**TO BE DONE**:
Your task is to copy the lines between the line containing "Clone this chart in D3.js." and the line containing "var axisX = 637;", counting both of those lines, and to emit nothing more.

Raw records:
******************************

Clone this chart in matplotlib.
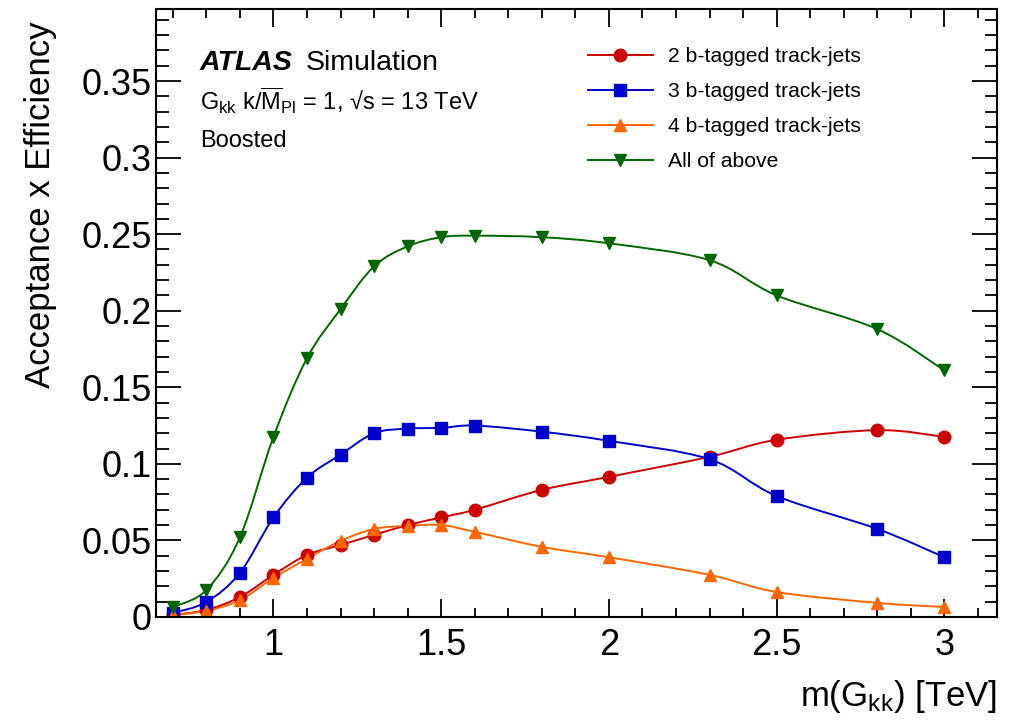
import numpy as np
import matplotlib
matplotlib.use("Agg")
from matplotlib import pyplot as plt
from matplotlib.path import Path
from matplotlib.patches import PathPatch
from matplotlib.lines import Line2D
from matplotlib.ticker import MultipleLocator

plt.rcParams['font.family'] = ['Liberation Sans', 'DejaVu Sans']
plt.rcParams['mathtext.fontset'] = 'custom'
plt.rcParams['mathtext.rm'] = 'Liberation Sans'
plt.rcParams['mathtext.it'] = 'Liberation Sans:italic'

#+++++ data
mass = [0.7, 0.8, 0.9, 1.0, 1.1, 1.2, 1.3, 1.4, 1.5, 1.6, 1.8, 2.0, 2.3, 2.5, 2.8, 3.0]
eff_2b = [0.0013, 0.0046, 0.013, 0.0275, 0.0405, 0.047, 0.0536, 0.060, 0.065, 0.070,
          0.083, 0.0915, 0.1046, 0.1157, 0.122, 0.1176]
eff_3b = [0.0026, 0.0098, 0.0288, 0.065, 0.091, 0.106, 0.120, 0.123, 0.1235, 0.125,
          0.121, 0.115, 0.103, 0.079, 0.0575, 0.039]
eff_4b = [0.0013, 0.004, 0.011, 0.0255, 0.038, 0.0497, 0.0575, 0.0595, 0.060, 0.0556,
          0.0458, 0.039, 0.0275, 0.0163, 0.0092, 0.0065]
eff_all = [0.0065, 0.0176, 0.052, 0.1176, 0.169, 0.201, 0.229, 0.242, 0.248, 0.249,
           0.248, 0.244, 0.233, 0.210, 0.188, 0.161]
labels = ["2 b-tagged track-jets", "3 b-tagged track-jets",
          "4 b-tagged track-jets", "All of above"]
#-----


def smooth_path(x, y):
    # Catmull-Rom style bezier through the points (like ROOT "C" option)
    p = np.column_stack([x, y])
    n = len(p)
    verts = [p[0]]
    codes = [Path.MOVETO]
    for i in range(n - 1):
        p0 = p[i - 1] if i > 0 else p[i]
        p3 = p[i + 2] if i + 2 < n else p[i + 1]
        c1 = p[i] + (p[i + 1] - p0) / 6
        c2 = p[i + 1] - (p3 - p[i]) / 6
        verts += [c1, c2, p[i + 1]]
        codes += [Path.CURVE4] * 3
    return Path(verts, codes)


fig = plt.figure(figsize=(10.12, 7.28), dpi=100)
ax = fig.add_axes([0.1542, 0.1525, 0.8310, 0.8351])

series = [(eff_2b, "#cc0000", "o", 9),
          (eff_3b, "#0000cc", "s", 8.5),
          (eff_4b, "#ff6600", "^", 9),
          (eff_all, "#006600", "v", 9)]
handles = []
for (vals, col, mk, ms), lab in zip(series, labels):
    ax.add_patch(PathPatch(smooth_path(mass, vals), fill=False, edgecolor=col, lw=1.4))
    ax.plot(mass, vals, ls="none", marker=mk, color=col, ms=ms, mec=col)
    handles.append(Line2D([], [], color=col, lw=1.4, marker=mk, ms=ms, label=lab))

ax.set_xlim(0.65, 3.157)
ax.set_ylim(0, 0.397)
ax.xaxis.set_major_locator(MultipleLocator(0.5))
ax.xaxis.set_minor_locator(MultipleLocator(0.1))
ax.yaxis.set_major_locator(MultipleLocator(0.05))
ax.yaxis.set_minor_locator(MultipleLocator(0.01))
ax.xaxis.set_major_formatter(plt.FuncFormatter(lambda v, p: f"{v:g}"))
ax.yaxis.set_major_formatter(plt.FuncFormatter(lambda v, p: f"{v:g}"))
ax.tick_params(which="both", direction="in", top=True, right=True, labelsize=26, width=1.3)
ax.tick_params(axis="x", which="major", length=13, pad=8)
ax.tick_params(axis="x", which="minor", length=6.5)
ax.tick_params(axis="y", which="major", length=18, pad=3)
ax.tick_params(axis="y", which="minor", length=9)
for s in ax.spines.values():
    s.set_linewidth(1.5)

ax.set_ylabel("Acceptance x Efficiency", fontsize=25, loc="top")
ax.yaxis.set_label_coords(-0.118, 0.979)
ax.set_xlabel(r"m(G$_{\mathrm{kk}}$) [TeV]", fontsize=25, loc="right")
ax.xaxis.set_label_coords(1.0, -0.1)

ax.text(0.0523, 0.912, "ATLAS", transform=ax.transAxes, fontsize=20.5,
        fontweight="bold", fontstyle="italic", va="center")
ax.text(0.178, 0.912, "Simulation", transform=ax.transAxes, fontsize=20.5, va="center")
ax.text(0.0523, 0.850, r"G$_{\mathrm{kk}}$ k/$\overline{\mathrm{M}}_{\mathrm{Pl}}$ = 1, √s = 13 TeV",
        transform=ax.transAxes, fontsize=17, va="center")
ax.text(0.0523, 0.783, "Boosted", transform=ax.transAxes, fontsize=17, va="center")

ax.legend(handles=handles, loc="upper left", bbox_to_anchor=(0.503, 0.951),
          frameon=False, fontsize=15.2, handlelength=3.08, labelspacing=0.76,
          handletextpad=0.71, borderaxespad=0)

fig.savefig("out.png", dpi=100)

******************************

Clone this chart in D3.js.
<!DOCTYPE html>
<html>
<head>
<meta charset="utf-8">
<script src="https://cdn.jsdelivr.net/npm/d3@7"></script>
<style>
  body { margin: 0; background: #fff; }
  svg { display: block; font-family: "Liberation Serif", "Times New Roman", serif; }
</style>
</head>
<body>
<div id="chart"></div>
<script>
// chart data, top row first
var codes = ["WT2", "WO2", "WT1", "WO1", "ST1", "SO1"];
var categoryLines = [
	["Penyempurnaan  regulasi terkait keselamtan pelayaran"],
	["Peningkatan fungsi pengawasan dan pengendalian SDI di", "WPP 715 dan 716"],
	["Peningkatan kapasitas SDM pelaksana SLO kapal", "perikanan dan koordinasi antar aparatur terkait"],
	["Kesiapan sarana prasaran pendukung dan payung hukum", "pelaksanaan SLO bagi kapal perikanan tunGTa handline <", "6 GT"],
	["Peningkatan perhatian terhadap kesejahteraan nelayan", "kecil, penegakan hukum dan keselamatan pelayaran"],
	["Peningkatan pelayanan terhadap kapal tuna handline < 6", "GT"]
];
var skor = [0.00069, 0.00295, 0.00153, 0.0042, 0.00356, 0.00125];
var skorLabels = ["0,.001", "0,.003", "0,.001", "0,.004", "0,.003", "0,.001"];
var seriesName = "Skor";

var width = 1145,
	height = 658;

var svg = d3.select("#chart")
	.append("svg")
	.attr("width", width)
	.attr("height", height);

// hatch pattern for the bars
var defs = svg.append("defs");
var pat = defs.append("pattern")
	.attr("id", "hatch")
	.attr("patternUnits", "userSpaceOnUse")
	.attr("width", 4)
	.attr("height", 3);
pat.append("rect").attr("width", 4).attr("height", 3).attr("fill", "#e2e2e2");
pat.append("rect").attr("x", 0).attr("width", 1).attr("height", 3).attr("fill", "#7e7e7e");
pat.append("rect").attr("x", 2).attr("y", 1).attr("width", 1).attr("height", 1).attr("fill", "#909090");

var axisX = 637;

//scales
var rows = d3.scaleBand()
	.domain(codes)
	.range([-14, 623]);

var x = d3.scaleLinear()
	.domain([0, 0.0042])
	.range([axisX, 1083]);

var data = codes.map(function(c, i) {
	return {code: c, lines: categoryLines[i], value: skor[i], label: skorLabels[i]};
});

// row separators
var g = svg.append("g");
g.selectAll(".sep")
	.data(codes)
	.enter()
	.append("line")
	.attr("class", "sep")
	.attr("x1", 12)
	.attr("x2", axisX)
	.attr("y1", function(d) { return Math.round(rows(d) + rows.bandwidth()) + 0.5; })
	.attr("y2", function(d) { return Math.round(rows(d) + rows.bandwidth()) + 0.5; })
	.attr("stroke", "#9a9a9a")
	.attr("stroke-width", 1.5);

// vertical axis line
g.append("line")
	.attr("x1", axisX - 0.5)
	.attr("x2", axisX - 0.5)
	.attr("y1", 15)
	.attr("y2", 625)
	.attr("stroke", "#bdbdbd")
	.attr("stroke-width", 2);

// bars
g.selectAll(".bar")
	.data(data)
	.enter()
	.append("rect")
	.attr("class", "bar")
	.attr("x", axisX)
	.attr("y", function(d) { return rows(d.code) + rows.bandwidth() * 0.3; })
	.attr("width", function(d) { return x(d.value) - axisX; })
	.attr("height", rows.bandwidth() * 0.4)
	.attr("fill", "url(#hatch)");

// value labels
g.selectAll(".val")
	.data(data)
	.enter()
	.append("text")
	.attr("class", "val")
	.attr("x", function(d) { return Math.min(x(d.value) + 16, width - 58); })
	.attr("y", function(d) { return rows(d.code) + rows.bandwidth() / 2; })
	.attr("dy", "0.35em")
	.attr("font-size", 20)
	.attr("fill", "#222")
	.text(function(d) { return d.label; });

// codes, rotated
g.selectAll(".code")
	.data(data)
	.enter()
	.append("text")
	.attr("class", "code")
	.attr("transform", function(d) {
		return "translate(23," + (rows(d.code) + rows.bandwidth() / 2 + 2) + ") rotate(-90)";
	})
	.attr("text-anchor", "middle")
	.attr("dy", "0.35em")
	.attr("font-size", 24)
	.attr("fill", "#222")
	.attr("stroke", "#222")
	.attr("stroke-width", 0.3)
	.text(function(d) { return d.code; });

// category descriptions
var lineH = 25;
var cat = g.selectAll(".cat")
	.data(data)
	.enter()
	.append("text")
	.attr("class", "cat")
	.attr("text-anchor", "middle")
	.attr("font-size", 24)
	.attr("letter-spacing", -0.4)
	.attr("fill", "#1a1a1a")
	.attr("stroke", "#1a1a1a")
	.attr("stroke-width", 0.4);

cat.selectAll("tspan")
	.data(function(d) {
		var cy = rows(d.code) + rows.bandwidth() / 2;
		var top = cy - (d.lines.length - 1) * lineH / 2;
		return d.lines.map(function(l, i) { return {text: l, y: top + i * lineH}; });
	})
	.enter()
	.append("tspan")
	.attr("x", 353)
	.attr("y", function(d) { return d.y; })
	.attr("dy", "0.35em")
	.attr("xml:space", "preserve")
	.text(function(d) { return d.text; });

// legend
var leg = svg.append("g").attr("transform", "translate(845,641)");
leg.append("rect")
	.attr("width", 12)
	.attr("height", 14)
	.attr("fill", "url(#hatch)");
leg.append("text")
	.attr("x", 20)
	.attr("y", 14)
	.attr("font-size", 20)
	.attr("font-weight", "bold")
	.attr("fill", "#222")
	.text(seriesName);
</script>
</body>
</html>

******************************

**RESPONSE TO THE TASK**:
Clone this chart in D3.js.
<!DOCTYPE html>
<html>
<head>
<meta charset="utf-8">
<script src="https://cdn.jsdelivr.net/npm/d3@7"></script>
<style>
  body { margin: 0; background: #fff; }
  svg { display: block; font-family: "Liberation Serif", "Times New Roman", serif; }
</style>
</head>
<body>
<div id="chart"></div>
<script>
// chart data, top row first
var codes = ["WT2", "WO2", "WT1", "WO1", "ST1", "SO1"];
var categoryLines = [
	["Penyempurnaan  regulasi terkait keselamtan pelayaran"],
	["Peningkatan fungsi pengawasan dan pengendalian SDI di", "WPP 715 dan 716"],
	["Peningkatan kapasitas SDM pelaksana SLO kapal", "perikanan dan koordinasi antar aparatur terkait"],
	["Kesiapan sarana prasaran pendukung dan payung hukum", "pelaksanaan SLO bagi kapal perikanan tunGTa handline <", "6 GT"],
	["Peningkatan perhatian terhadap kesejahteraan nelayan", "kecil, penegakan hukum dan keselamatan pelayaran"],
	["Peningkatan pelayanan terhadap kapal tuna handline < 6", "GT"]
];
var skor = [0.00069, 0.00295, 0.00153, 0.0042, 0.00356, 0.00125];
var skorLabels = ["0,.001", "0,.003", "0,.001", "0,.004", "0,.003", "0,.001"];
var seriesName = "Skor";

var width = 1145,
	height = 658;

var svg = d3.select("#chart")
	.append("svg")
	.attr("width", width)
	.attr("height", height);

// hatch pattern for the bars
var defs = svg.append("defs");
var pat = defs.append("pattern")
	.attr("id", "hatch")
	.attr("patternUnits", "userSpaceOnUse")
	.attr("width", 4)
	.attr("height", 3);
pat.append("rect").attr("width", 4).attr("height", 3).attr("fill", "#e2e2e2");
pat.append("rect").attr("x", 0).attr("width", 1).attr("height", 3).attr("fill", "#7e7e7e");
pat.append("rect").attr("x", 2).attr("y", 1).attr("width", 1).attr("height", 1).attr("fill", "#909090");

var axisX = 637;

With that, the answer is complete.